САБАРТЕС. Портрет имел большой успех… Моя жена сказала: «Наконец-то появилась фотография, на которой я тебя узнаю!» И еще у меня есть хорошая новость: нам привезли уголь, и со вчерашнего дня в большой мастерской тепло… Теперь вы не будете стучать зубами от холода!
Хотя центральное отопление было установлено во всех комнатах еще в 1939 году, из-за нехватки угля топили только в прихожей. Сегодня впервые я наконец-то могу работать без шапки, без шарфа, без пальто… Великолепный день в тепле. Даже тусклое зимнее солнце вышло, чтобы тоже поучаствовать в празднике…
Сегодня я фотографирую небольшие панно из прессованного песка – Пикассо сделал их пять или шесть в 1933-м в Каннах: в качестве фона – пальмовые листья, сверху припудренные песком. На одном из них – длинная перчатка Ольги, которую он набил опилками. Маленькие коробочки из кусочков нарезанного картона, сшитые вместе и искусно и терпеливо раскрашенные «маленькой ручкой». И, наконец, голова, надетая вместо шеи на простой рулон картона…
Эта книга скульптур ставит передо мной проблему материального характера. Оплачивается она неважно, поскольку Пикассо сохранил за собой все права: помимо снимков, которые я должен передать издателю, мне придется отдать еще несколько дюжин Пикассо… Мое положение становится очень шатким… Я обсуждаю это с Сабартесом. Он считает, что Пикассо мог бы заплатить мне за свои снимки и предлагает это «утрясти»…
Он выходит к мэтру, который находится в соседней комнате. До меня долетают обрывки их разговора, который идет на каталонском диалекте… Они переходят на него, когда обсуждают какие-то сугубо личные дела и не хотят, чтобы их понимали другие.
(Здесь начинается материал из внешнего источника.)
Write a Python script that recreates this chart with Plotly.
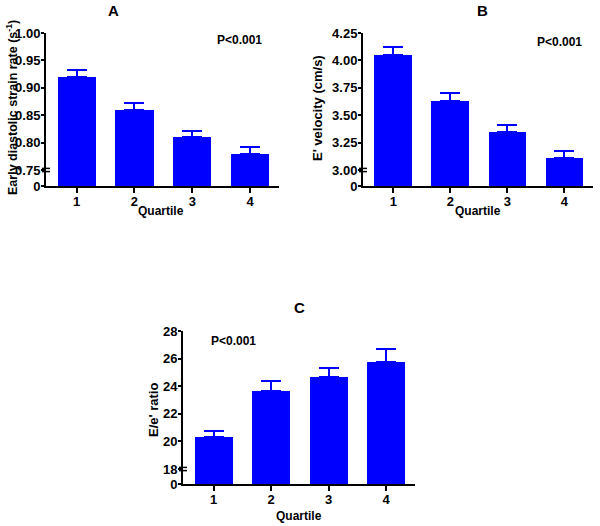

Видимо, речь идет о моих фотографиях. Спорят они долго… Временами Пикассо повышает голос… Наконец его друг выходит ко мне.
САБАРТЕС. Нет, мне не удалось ничего сделать… Хотя я старался вас защитить. Пикассо решительно не желает платить за снимки. Я его знаю. Он может быть щедрым, но к нему нельзя обращаться с просьбой о деньгах напрямую. Он начинает артачиться. Это у него как инстинкт. Возможно, сказываются годы, которые он прожил в нищете… Банковские билеты, наличные деньги сохраняют для него свое обаяние… Он всегда предпочитал расплачиваться не деньгами, а картинами или рисунками. Причем даже в тех случаях, когда стоимость его произведений была выше, чем сумма долга… Уверен, что он возместит вам эти убытки, причем тогда, когда вы, возможно, уже об этом забудете… И советую вам подарить ему эти фотографии…
Я ответил, что всегда дарил свои снимки Пикассо, не ожидая ничего взамен, и поступил бы так же и сейчас, если бы не стесненность в средствах. Позже ко мне в мастерскую зашел Пикассо.
ПИКАССО. Надеюсь, вы поймете мою позицию… Зервос, который фотографирует и публикует все мои картины и рисунки, всегда оставляет мне снимки. Другие издатели поступают так же, даже если это не оговорено контрактом. Это не ваше дело дарить мне фотографии, это дело издателя. Я позволил ему опубликовать эту книгу, на чем он заработает много денег, поэтому совершенно естественно, что он передает мне снимки моих скульптур безвозмездно. И урегулировать вопрос денег вам следовало бы с ним…[36]36
Издатель – «Эдисьон дю Шеен» – разорился… Книга «Скульптуры Пикассо» вышла в 1949 году во Франции, затем в Англии с текстом Д.-А. Канвейлера и более чем двумя сотнями моих фотографий.